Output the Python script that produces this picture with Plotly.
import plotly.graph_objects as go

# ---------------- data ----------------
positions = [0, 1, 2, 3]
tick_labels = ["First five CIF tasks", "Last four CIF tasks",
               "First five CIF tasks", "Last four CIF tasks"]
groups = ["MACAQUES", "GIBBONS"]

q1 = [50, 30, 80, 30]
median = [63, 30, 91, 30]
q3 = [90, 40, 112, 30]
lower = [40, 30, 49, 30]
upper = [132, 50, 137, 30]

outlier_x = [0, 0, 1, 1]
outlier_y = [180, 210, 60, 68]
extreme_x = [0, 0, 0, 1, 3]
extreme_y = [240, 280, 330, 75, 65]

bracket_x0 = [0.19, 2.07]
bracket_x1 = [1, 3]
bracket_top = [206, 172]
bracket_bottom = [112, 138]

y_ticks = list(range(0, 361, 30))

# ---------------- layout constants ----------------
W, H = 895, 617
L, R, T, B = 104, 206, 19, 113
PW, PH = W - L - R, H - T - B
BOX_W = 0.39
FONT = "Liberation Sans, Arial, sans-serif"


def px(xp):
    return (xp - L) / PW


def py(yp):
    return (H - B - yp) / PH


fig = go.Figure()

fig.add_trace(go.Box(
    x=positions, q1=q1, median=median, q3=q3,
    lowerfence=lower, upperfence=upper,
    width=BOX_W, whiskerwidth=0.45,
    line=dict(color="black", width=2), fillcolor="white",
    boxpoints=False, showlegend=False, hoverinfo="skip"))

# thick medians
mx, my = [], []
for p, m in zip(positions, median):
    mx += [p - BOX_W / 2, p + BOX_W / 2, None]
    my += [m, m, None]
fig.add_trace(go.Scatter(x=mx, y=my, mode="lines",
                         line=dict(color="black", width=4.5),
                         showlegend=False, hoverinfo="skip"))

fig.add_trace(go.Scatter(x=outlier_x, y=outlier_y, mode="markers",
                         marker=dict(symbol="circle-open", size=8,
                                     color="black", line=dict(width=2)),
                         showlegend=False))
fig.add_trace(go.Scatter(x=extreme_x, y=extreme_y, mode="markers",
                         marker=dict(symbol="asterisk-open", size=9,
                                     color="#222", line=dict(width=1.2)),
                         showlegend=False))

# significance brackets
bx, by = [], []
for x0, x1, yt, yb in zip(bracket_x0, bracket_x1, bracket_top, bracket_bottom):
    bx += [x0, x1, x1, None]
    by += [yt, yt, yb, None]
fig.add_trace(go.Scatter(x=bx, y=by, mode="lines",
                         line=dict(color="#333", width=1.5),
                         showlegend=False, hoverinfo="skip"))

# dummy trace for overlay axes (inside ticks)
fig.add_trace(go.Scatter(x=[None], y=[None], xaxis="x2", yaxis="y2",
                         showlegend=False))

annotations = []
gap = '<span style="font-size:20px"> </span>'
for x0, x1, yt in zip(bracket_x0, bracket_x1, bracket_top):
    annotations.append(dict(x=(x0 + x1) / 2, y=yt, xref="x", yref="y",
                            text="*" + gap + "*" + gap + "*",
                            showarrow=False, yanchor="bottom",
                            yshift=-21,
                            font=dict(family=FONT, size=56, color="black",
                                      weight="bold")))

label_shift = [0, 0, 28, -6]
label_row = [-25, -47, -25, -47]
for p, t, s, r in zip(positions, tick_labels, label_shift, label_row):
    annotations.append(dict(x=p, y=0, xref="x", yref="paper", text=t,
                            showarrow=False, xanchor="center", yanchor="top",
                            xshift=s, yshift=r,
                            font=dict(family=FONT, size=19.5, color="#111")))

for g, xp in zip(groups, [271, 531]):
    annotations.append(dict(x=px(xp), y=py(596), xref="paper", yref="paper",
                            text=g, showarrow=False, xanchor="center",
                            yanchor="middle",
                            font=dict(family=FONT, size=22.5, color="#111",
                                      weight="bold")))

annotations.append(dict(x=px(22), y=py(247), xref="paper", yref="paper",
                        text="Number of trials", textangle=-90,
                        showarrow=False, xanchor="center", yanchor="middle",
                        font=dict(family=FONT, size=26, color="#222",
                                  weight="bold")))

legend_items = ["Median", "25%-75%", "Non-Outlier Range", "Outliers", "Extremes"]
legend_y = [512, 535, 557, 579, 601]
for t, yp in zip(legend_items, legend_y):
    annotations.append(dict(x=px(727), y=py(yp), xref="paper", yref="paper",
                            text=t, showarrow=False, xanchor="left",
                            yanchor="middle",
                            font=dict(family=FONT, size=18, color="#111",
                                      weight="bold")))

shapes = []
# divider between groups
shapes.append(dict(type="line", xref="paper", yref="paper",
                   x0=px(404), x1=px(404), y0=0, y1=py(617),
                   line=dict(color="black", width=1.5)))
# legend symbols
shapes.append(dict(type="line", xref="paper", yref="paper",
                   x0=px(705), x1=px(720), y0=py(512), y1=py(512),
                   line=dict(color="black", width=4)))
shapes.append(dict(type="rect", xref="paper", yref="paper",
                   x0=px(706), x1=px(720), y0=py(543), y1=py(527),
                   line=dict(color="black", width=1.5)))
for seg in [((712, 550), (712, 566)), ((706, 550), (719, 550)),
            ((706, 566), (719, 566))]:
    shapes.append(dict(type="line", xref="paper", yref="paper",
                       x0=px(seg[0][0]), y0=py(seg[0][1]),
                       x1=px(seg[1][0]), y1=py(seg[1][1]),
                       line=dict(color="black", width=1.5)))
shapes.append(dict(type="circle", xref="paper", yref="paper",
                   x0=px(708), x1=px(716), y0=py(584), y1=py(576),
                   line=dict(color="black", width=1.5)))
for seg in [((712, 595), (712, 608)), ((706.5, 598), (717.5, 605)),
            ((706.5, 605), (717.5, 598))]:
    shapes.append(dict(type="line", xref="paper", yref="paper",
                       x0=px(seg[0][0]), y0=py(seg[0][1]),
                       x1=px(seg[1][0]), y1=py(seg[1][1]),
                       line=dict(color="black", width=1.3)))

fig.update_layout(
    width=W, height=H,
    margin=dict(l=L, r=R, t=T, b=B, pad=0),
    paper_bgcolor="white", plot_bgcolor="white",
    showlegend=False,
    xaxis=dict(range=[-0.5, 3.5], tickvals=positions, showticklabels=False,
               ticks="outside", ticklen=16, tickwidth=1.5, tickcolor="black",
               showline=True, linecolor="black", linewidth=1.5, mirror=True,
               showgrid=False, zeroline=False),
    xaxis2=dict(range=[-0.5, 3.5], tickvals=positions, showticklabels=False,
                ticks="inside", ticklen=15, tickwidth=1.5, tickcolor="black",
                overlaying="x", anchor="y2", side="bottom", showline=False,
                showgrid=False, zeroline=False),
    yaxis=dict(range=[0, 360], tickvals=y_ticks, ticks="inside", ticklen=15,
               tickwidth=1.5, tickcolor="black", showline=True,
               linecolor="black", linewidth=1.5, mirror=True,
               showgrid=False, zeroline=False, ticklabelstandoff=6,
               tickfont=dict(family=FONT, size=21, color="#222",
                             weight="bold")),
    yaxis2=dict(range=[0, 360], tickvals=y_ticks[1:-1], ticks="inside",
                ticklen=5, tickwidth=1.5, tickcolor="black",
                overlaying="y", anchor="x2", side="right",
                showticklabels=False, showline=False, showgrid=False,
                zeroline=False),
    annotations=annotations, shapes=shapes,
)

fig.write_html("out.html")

* * *

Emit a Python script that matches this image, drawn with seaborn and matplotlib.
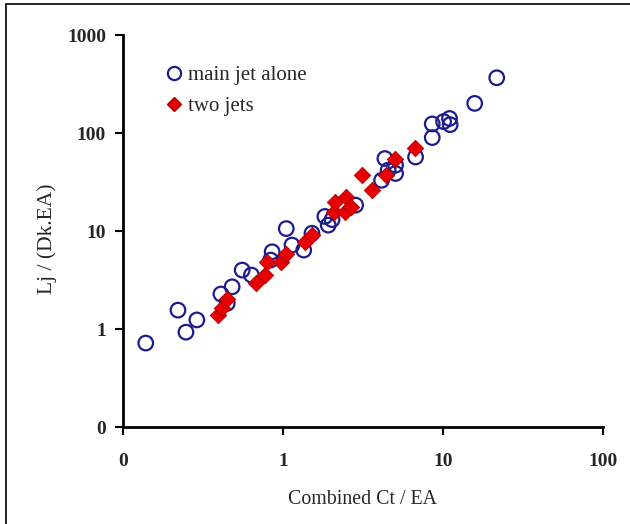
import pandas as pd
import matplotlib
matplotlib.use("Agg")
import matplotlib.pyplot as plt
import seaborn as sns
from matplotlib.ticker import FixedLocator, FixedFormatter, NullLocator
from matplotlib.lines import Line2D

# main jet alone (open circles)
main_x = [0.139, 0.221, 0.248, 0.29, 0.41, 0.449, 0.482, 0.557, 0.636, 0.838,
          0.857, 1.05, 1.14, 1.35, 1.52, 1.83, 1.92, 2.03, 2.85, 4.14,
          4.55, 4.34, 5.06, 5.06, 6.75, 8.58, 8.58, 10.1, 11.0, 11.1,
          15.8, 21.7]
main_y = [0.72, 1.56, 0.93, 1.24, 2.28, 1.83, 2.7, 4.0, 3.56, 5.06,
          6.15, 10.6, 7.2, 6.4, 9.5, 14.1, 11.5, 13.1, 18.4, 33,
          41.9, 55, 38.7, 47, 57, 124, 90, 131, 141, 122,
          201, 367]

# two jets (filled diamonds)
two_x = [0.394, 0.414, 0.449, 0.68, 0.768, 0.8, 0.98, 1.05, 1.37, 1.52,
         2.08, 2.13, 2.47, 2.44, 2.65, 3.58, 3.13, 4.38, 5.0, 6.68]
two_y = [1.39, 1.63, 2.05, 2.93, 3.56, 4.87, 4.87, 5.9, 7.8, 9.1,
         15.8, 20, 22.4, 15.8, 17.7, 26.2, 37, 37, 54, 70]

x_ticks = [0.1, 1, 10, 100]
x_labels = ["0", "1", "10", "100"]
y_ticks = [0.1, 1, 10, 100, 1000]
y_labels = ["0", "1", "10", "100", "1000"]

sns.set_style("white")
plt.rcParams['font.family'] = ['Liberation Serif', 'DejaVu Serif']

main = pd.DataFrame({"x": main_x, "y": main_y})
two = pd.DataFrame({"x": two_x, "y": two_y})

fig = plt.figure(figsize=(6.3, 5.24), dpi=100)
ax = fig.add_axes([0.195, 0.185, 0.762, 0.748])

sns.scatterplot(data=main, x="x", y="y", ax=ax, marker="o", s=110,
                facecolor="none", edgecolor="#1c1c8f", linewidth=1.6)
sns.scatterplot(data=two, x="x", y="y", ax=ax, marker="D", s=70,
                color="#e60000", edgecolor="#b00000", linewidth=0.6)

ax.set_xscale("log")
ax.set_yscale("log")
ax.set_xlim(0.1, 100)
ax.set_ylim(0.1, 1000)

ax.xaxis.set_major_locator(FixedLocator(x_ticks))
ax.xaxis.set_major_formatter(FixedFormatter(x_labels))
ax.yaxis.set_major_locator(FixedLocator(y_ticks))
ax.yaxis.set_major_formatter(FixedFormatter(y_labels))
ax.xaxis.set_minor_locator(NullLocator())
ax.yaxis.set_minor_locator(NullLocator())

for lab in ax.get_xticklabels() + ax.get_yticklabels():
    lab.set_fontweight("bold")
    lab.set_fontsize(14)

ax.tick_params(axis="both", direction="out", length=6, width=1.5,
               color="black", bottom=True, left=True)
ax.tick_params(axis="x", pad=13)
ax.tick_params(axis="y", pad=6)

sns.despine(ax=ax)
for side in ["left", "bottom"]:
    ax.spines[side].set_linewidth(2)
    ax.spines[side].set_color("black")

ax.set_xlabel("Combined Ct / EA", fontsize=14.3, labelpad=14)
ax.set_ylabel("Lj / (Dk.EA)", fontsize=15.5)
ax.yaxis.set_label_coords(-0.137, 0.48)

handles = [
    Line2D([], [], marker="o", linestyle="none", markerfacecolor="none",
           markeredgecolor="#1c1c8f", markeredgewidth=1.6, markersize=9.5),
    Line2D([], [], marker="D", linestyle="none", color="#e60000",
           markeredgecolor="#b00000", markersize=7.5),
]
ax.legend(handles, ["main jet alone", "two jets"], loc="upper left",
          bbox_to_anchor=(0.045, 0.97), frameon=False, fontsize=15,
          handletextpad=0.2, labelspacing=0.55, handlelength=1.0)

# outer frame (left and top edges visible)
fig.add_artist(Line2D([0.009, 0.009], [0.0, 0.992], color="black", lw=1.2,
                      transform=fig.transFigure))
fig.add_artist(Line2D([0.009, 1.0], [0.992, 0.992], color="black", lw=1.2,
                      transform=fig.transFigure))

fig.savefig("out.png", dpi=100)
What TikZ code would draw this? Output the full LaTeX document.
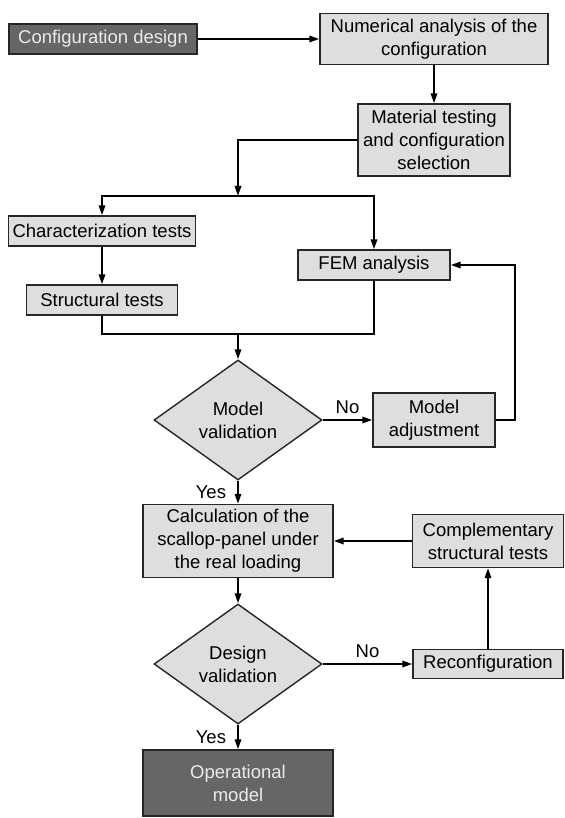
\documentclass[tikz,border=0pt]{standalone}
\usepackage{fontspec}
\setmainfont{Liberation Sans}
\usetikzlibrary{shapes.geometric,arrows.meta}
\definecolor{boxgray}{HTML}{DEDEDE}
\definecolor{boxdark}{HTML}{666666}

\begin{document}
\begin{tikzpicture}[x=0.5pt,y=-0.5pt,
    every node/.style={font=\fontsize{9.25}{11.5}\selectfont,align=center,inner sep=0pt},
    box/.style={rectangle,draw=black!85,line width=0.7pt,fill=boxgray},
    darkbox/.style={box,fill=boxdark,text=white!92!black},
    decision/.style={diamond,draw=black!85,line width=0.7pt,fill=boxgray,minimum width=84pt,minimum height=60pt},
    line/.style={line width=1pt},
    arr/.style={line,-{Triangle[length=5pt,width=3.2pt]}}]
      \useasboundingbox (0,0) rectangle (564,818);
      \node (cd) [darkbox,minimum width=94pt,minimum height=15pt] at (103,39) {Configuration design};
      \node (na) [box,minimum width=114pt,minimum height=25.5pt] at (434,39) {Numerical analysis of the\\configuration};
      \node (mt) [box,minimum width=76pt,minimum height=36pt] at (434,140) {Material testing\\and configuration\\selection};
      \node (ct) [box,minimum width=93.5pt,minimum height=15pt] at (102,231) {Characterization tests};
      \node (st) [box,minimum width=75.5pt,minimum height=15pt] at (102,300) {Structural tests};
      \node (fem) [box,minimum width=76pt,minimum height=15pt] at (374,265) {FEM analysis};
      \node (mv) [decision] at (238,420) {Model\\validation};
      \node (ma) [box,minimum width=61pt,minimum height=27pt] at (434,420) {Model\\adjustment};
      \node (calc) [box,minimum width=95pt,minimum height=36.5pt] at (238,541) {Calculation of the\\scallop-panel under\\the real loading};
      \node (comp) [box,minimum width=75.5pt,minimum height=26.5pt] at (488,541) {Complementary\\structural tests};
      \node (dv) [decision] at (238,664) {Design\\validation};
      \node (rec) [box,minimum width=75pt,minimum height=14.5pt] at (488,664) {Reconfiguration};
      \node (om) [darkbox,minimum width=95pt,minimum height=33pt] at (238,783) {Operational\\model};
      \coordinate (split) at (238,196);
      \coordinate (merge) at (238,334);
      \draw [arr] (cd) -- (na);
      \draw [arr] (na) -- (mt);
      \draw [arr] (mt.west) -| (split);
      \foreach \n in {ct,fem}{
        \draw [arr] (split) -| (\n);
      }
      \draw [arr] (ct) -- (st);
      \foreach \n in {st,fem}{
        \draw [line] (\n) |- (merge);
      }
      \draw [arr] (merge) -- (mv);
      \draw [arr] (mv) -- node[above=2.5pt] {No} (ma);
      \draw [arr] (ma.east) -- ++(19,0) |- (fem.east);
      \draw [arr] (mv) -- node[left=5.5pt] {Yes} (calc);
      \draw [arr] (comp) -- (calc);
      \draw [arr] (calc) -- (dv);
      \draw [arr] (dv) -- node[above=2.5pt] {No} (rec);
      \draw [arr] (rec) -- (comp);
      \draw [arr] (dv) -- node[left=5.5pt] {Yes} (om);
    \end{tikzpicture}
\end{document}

==

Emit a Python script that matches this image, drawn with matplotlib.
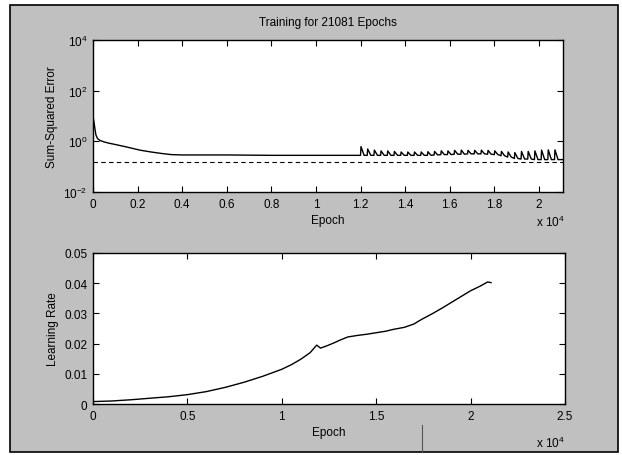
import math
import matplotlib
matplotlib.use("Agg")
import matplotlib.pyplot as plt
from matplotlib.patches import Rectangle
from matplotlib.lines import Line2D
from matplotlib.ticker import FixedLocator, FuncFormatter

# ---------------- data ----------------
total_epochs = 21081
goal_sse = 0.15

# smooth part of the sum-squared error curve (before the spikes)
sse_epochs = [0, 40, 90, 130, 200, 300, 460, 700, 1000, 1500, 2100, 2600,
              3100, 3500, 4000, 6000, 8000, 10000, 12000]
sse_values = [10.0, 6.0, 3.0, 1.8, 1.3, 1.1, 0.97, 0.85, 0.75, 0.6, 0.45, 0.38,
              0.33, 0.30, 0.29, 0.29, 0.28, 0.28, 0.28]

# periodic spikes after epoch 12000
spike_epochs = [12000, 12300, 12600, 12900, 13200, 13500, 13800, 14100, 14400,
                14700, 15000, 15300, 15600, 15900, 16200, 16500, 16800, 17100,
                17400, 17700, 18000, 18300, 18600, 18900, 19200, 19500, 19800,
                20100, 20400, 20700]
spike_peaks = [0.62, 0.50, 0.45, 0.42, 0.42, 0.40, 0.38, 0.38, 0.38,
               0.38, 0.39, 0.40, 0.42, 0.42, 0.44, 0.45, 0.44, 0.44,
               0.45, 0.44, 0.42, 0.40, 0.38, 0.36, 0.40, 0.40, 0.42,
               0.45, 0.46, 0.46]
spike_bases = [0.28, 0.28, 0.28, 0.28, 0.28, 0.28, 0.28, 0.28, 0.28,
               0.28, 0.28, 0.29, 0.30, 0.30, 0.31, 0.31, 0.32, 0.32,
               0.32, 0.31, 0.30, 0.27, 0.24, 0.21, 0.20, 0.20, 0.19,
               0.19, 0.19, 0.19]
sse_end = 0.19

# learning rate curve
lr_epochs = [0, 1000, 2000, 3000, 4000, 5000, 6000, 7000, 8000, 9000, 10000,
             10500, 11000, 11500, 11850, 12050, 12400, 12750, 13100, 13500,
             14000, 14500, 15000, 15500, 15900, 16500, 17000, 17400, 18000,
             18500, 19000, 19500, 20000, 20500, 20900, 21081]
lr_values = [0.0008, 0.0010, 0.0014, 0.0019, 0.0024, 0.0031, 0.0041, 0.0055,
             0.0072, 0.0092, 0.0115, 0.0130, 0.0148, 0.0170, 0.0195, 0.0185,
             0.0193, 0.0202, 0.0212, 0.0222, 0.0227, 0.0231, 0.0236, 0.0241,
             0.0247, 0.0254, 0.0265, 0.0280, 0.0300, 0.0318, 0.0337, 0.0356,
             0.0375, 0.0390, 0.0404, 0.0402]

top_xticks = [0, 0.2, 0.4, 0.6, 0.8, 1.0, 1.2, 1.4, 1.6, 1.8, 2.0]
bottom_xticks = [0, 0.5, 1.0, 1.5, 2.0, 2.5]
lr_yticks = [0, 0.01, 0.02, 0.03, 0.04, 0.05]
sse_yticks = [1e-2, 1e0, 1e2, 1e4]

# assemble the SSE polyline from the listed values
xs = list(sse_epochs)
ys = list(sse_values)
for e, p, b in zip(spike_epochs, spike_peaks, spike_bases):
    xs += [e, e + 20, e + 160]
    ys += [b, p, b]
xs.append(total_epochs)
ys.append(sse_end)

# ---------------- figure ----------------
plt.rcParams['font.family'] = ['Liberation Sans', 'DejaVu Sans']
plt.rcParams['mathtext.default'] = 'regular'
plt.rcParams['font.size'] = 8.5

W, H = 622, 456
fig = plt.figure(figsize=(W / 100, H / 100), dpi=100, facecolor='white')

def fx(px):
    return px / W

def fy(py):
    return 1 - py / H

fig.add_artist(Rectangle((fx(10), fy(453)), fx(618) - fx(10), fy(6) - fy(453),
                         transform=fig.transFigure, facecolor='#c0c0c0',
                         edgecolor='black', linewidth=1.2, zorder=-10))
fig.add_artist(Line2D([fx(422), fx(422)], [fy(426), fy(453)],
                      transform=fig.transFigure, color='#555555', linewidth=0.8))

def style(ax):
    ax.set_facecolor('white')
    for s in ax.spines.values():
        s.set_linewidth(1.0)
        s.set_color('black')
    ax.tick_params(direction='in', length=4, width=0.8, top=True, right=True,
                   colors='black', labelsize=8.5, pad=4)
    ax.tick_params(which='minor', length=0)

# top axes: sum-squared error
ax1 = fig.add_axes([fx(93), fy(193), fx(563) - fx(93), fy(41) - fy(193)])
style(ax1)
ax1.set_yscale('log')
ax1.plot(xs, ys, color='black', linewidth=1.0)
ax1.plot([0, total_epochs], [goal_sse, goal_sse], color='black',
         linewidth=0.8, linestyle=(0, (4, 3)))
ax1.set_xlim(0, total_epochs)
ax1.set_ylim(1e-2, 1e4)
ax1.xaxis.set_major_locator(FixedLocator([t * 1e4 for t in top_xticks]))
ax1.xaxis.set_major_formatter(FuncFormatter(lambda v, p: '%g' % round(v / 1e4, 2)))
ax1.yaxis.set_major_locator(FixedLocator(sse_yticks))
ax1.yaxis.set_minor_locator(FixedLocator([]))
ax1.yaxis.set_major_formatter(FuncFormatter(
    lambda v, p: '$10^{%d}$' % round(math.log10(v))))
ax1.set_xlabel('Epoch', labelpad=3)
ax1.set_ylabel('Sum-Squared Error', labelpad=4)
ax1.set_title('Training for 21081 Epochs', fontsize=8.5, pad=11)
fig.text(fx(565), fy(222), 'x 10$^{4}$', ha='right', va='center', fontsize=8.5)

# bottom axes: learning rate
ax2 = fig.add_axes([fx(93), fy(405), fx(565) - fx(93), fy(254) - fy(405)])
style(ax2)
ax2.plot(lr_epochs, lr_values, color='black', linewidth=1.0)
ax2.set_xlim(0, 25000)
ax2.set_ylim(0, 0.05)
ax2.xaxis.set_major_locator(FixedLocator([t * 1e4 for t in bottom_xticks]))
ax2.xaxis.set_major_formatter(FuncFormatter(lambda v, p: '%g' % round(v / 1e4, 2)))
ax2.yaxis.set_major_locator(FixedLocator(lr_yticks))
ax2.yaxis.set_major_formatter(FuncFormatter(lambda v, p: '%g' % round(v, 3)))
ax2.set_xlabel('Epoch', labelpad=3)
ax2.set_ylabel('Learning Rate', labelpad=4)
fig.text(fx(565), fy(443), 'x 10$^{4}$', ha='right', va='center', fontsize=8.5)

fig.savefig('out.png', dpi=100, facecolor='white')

» **What is being asked**: Write out the lines from the one containing "drawn with matplotlib." down to the one containing "sse_end = 0.19", both included, exactly as they appear. Leave out any pictures.

» **Exercise output**:
Emit a Python script that matches this image, drawn with matplotlib.
import math
import matplotlib
matplotlib.use("Agg")
import matplotlib.pyplot as plt
from matplotlib.patches import Rectangle
from matplotlib.lines import Line2D
from matplotlib.ticker import FixedLocator, FuncFormatter

# ---------------- data ----------------
total_epochs = 21081
goal_sse = 0.15

# smooth part of the sum-squared error curve (before the spikes)
sse_epochs = [0, 40, 90, 130, 200, 300, 460, 700, 1000, 1500, 2100, 2600,
              3100, 3500, 4000, 6000, 8000, 10000, 12000]
sse_values = [10.0, 6.0, 3.0, 1.8, 1.3, 1.1, 0.97, 0.85, 0.75, 0.6, 0.45, 0.38,
              0.33, 0.30, 0.29, 0.29, 0.28, 0.28, 0.28]

# periodic spikes after epoch 12000
spike_epochs = [12000, 12300, 12600, 12900, 13200, 13500, 13800, 14100, 14400,
                14700, 15000, 15300, 15600, 15900, 16200, 16500, 16800, 17100,
                17400, 17700, 18000, 18300, 18600, 18900, 19200, 19500, 19800,
                20100, 20400, 20700]
spike_peaks = [0.62, 0.50, 0.45, 0.42, 0.42, 0.40, 0.38, 0.38, 0.38,
               0.38, 0.39, 0.40, 0.42, 0.42, 0.44, 0.45, 0.44, 0.44,
               0.45, 0.44, 0.42, 0.40, 0.38, 0.36, 0.40, 0.40, 0.42,
               0.45, 0.46, 0.46]
spike_bases = [0.28, 0.28, 0.28, 0.28, 0.28, 0.28, 0.28, 0.28, 0.28,
               0.28, 0.28, 0.29, 0.30, 0.30, 0.31, 0.31, 0.32, 0.32,
               0.32, 0.31, 0.30, 0.27, 0.24, 0.21, 0.20, 0.20, 0.19,
               0.19, 0.19, 0.19]
sse_end = 0.19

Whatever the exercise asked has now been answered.